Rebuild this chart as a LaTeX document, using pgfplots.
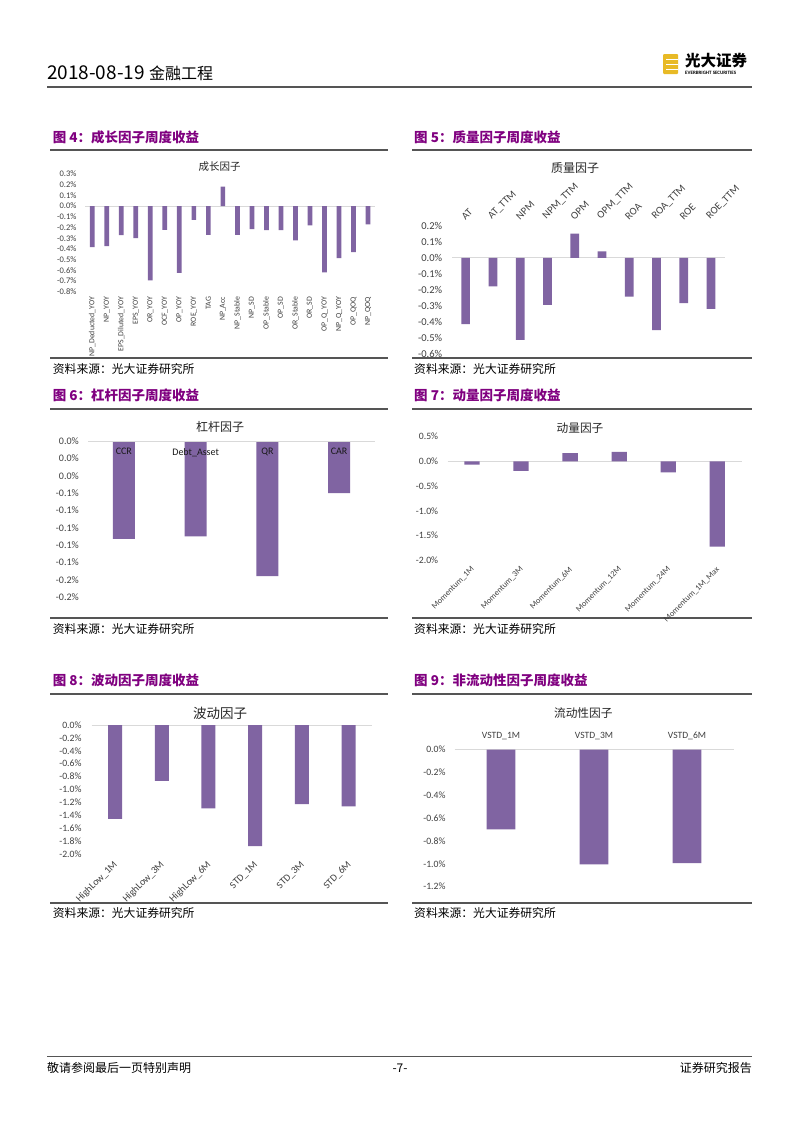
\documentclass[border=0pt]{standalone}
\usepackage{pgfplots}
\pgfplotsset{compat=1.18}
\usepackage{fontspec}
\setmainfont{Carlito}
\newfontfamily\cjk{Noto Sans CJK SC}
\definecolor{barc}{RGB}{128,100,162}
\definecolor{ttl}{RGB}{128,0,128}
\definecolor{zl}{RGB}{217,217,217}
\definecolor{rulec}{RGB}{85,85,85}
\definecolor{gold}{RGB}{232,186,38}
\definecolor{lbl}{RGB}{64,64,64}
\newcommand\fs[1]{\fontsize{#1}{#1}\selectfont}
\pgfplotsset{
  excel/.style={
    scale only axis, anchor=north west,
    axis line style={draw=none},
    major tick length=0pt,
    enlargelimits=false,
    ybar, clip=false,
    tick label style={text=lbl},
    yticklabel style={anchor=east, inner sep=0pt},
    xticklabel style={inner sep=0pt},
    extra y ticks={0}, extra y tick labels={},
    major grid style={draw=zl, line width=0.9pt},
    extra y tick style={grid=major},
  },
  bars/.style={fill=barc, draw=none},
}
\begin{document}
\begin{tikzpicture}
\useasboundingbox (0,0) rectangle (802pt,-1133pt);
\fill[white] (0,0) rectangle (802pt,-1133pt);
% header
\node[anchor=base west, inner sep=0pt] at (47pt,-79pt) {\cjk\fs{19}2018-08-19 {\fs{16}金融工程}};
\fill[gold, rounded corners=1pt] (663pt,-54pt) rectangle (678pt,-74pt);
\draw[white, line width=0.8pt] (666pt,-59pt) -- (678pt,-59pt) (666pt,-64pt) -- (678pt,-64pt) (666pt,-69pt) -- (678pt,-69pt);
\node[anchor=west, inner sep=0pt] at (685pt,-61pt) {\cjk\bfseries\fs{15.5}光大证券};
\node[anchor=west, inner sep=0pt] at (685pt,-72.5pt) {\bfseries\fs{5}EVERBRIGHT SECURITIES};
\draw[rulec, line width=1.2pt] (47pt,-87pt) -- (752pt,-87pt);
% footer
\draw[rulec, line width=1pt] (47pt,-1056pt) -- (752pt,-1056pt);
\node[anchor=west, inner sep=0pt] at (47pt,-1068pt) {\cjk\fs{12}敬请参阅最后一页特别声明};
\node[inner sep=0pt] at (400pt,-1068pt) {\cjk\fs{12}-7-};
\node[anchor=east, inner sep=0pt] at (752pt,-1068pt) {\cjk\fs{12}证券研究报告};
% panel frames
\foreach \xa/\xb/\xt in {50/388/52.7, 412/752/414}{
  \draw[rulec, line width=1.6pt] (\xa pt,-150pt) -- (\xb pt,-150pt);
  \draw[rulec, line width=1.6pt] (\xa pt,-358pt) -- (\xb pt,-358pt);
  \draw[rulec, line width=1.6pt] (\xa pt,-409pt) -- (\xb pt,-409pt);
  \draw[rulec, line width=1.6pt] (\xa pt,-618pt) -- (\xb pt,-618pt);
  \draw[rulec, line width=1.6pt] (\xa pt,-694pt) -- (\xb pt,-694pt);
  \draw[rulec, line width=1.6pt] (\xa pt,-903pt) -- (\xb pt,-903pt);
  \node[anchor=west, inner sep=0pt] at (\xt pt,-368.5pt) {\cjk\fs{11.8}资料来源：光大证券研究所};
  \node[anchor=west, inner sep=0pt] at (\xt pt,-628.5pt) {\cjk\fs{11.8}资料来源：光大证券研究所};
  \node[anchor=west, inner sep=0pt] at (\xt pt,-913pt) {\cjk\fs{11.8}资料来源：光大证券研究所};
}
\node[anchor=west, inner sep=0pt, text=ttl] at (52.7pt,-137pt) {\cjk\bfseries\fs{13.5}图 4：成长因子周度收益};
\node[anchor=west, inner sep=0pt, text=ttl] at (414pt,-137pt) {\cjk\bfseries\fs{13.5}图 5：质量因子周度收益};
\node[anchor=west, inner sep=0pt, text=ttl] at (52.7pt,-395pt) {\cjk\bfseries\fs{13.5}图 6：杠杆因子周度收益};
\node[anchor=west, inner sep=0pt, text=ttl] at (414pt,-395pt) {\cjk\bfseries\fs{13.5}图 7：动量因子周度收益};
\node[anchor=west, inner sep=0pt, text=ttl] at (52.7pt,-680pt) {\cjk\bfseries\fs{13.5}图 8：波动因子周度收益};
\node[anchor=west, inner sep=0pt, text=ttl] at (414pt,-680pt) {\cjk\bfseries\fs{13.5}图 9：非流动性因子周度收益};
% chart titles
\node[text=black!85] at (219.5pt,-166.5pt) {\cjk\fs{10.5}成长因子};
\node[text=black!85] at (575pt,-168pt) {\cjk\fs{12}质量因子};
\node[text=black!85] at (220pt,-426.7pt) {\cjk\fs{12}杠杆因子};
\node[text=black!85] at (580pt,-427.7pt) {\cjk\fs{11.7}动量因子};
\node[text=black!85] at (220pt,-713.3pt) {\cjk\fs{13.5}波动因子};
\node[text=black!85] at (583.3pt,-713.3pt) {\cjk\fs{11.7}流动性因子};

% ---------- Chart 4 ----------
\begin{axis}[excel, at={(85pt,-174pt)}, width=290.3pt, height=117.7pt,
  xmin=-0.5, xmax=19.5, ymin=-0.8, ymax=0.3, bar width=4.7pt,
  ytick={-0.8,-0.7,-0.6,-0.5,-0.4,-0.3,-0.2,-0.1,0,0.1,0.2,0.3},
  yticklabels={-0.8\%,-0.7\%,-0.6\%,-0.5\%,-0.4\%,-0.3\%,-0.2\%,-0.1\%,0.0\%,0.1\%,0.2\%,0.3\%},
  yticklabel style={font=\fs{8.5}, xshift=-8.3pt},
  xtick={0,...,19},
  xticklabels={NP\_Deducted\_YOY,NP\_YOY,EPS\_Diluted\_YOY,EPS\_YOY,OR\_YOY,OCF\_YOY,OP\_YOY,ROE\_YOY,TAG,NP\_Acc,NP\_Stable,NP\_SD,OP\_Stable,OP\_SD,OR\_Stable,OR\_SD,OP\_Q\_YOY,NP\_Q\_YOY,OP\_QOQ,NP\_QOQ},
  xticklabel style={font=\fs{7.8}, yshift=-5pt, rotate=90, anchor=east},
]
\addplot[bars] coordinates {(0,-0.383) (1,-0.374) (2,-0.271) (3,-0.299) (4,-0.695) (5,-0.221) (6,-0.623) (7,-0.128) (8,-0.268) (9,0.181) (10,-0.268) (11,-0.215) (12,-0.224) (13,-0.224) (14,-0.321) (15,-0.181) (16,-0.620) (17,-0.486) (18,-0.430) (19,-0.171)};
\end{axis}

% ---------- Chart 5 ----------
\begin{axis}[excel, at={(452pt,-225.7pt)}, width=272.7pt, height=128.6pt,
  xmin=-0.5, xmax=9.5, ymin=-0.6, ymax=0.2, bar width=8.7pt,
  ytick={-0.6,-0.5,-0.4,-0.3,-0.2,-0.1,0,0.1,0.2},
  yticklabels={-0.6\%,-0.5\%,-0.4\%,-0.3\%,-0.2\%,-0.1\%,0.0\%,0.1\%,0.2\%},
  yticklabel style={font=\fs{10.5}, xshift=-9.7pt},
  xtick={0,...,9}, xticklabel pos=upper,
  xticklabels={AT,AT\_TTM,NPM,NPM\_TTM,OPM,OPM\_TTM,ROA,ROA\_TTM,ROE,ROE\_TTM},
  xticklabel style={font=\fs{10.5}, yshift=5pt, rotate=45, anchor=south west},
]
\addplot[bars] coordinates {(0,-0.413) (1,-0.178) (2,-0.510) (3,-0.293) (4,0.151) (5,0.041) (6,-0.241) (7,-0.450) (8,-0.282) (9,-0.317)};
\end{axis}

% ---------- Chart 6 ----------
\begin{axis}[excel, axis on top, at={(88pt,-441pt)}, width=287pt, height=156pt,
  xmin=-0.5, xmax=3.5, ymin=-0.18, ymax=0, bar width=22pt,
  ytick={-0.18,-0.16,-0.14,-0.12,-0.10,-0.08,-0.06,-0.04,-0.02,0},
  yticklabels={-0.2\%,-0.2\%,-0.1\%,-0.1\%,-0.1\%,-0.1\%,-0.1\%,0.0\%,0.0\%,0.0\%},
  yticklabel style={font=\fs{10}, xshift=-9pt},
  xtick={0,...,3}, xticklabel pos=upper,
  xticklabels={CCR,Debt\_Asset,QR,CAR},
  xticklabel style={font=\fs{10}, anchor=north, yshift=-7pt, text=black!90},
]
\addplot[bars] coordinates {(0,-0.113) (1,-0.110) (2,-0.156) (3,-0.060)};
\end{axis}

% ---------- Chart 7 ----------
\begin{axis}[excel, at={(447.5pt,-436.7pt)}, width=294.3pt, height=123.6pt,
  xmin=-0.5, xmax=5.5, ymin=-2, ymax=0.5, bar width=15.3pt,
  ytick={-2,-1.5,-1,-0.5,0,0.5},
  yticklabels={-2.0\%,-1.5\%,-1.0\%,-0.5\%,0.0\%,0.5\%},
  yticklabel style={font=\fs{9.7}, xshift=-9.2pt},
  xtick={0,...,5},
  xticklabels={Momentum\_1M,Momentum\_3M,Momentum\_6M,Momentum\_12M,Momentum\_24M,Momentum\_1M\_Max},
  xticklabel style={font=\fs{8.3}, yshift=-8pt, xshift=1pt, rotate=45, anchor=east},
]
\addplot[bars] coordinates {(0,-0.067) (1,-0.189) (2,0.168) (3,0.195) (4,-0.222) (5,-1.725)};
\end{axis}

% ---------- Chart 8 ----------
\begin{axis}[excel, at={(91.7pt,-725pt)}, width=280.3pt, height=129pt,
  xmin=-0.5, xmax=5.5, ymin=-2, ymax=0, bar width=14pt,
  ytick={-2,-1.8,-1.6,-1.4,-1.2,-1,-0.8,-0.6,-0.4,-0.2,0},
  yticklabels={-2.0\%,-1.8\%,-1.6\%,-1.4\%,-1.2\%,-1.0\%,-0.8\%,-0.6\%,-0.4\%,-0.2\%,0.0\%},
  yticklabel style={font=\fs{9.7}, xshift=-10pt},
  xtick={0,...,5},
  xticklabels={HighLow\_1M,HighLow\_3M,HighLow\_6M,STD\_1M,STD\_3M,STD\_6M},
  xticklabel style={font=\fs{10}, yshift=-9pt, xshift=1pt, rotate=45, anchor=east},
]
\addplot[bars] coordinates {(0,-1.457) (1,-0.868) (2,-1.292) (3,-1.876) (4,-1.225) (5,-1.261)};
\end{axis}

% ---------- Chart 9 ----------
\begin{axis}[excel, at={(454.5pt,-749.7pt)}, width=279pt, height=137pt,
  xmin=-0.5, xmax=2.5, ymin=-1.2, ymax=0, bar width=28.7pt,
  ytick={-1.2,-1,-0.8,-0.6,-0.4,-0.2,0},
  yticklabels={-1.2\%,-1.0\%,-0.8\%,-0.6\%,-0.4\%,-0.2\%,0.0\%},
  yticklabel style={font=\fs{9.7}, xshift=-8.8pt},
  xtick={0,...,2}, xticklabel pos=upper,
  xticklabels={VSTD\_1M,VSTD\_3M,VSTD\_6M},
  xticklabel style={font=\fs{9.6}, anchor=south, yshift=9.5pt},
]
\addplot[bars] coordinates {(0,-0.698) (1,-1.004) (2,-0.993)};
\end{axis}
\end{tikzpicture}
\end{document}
* * *
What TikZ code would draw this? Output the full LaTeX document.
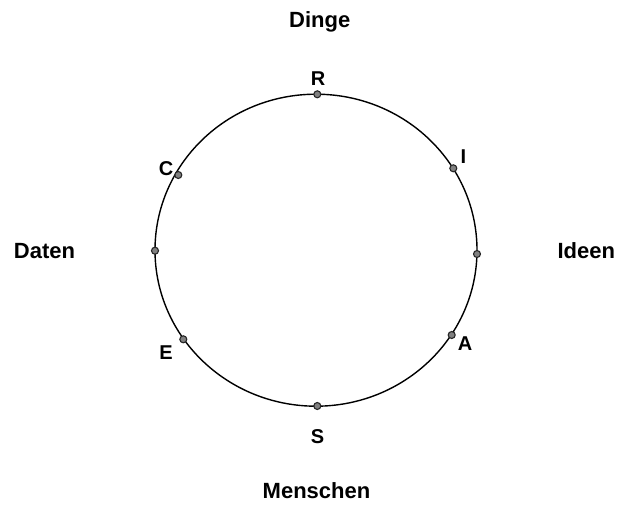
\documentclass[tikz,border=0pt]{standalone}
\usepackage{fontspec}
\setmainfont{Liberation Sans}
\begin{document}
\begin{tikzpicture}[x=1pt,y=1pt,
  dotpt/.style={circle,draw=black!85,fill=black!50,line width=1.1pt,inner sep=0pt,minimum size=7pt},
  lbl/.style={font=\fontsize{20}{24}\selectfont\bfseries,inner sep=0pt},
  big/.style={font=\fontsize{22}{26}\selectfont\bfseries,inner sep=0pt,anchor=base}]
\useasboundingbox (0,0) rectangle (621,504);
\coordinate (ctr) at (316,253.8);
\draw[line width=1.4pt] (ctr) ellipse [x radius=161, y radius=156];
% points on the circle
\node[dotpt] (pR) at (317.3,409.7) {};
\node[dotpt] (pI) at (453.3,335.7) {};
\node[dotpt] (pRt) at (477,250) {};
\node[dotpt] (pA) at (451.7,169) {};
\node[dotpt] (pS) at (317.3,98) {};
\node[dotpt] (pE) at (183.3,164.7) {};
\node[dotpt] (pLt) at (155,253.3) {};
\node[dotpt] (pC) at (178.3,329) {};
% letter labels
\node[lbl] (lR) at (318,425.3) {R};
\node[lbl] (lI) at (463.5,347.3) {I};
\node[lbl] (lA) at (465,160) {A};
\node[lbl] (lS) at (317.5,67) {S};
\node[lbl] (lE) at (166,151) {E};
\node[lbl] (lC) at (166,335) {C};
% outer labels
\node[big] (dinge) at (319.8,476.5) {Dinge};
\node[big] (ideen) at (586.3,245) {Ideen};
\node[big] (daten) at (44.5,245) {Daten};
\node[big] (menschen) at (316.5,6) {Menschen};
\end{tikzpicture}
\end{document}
* * *
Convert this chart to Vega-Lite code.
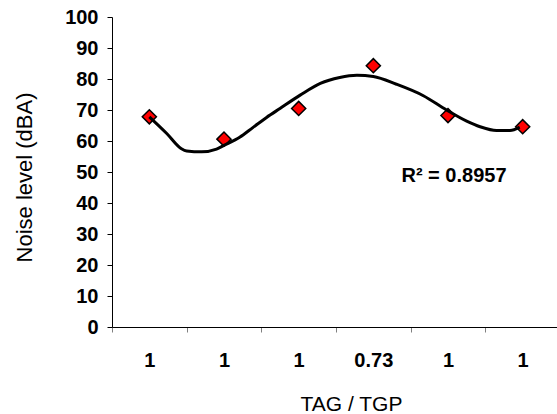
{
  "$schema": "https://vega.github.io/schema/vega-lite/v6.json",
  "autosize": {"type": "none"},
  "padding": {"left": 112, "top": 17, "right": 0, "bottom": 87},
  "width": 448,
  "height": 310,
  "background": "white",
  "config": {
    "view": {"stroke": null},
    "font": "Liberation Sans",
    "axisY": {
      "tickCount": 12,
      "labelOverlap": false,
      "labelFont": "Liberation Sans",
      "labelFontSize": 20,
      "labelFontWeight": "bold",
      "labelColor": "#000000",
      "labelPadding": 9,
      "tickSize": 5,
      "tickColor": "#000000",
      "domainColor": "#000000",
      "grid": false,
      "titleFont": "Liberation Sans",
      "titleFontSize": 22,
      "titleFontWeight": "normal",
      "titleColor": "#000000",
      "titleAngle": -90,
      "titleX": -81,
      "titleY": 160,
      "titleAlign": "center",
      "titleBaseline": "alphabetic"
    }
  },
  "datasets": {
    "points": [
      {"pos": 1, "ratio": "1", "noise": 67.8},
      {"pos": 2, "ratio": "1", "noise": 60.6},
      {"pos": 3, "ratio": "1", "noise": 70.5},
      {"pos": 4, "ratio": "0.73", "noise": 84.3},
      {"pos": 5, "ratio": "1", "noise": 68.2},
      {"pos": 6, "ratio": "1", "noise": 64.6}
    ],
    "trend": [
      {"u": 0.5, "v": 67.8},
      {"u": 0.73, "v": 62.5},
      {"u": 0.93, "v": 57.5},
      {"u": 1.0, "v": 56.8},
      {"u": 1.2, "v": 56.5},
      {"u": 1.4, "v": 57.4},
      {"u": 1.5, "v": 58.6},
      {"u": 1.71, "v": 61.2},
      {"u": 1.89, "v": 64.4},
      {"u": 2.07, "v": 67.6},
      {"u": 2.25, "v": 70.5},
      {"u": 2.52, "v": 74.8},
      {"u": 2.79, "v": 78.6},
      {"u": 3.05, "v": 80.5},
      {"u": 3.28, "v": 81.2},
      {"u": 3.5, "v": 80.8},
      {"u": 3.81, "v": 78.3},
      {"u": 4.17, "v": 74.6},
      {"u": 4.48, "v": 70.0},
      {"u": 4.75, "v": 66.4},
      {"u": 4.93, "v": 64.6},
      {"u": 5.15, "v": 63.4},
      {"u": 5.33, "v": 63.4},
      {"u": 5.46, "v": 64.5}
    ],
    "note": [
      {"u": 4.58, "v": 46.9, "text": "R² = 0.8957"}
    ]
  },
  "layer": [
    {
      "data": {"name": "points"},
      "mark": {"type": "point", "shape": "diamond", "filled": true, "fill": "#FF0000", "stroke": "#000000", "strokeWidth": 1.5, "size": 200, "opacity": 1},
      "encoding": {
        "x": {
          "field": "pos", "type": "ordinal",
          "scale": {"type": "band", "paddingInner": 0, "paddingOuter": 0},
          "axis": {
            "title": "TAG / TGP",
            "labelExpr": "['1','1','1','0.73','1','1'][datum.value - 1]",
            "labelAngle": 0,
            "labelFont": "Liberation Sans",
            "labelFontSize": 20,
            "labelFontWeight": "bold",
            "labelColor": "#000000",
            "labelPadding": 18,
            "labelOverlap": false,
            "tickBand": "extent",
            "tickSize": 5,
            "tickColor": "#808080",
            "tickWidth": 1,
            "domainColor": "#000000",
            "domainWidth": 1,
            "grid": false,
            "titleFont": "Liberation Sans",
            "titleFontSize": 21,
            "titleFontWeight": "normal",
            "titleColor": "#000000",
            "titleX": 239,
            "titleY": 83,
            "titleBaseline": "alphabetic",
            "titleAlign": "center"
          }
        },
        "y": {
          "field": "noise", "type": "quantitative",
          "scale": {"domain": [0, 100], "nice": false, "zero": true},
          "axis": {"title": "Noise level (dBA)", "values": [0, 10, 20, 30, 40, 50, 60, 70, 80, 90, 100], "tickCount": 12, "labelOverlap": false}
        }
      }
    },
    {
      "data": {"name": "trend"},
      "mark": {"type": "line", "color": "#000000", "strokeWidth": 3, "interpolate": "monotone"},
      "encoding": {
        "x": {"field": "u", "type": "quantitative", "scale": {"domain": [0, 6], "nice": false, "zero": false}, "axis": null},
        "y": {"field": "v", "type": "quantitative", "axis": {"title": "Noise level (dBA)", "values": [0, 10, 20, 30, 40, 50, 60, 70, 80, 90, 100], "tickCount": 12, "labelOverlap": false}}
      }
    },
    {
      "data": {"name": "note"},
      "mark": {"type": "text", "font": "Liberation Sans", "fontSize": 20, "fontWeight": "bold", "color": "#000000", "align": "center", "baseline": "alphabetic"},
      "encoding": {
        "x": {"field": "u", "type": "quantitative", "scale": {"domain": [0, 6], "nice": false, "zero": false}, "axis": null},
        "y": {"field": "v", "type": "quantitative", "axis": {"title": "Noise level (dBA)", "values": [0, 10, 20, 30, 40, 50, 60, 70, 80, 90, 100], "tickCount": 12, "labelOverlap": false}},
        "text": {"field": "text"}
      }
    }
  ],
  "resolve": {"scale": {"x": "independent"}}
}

*WORK TO DO*:
How many lines in the records above contain the word "code"? Reply with the number and nothing more.

*FULL RESPONSE*:
2